- [What to do]: Copy out each line of the material below that holds the string "page".

[Entries taken from a collection]
════════════════

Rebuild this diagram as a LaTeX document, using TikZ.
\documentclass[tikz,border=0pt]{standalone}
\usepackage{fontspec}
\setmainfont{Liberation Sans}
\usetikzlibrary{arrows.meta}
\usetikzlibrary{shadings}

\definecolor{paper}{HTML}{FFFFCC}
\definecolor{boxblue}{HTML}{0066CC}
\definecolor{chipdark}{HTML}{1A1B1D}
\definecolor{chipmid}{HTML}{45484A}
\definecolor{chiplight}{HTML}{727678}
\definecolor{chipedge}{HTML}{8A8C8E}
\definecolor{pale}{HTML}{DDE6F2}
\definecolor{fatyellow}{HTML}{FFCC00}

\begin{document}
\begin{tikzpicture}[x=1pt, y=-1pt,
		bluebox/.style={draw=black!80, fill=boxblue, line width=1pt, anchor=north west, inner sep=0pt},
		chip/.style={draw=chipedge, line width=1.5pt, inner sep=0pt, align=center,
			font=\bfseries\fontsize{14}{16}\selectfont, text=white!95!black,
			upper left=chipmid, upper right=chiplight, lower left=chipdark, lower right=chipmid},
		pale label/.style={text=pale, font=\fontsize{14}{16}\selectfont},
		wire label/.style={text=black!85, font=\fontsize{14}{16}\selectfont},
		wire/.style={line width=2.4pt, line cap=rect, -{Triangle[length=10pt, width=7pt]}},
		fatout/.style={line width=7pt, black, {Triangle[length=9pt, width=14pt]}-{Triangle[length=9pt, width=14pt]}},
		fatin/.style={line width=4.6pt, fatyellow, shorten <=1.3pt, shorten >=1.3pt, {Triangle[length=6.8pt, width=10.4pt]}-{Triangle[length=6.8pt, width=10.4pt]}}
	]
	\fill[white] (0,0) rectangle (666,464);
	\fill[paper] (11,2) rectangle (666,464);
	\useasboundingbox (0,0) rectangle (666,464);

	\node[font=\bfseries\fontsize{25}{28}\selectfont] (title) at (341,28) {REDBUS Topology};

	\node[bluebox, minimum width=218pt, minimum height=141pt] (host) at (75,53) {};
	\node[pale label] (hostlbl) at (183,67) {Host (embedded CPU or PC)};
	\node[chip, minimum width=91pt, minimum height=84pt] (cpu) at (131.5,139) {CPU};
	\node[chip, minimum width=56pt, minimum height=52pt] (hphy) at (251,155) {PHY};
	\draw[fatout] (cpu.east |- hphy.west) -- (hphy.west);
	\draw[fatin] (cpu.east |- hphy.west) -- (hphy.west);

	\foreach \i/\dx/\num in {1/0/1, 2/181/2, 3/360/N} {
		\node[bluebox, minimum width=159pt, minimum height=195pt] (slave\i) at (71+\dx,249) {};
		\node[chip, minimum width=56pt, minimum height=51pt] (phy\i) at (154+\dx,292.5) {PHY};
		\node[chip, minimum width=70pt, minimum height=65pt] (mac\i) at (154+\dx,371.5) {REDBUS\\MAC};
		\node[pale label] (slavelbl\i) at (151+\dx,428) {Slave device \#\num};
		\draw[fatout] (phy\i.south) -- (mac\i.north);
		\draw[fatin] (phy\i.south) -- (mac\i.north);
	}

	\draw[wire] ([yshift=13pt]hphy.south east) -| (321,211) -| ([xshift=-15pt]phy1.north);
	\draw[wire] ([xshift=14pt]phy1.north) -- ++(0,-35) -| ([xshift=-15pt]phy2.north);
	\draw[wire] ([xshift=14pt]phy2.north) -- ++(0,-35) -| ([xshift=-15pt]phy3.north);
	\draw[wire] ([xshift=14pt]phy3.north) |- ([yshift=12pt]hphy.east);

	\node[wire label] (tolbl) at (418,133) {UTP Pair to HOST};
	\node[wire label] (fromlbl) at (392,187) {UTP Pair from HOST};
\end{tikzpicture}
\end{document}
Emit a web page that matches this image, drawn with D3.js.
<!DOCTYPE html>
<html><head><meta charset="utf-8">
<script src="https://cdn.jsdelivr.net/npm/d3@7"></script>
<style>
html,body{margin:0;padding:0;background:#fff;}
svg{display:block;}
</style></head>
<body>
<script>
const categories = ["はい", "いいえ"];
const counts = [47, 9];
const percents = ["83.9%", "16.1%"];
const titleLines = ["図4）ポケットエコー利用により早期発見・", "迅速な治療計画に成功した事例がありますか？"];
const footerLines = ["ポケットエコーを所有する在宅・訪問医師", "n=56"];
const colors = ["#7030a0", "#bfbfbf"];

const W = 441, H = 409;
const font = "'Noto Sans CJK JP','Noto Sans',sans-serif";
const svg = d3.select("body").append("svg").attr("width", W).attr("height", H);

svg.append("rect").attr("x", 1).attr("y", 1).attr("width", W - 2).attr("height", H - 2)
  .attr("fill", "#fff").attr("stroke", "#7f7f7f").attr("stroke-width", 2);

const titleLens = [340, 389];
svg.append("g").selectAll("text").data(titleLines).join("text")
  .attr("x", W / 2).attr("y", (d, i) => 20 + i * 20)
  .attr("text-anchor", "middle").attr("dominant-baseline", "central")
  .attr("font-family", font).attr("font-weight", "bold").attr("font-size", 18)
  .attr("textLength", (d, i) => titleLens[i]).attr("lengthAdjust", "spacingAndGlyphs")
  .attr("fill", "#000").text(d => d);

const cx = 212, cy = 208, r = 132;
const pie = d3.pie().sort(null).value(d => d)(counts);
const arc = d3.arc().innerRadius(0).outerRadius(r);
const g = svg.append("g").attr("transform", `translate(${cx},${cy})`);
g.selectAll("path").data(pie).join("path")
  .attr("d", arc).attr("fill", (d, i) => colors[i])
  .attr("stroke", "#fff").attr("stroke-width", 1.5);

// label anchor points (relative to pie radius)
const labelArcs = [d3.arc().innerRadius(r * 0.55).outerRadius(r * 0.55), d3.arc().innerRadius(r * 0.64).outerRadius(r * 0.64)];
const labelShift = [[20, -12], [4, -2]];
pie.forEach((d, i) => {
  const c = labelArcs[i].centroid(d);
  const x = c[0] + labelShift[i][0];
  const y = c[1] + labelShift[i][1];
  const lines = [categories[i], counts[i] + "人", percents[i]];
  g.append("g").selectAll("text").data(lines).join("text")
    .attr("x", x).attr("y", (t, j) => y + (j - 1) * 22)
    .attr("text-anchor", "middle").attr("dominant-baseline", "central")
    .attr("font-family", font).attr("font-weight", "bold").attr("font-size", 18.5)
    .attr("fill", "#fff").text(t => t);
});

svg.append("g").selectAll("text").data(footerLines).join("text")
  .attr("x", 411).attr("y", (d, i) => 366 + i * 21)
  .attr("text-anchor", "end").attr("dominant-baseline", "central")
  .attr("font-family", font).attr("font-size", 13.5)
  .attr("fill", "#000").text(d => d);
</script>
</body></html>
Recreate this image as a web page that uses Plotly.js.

════════════════

- [Completed exercise]:
Emit a web page that matches this image, drawn with D3.js.
Recreate this image as a web page that uses Plotly.js.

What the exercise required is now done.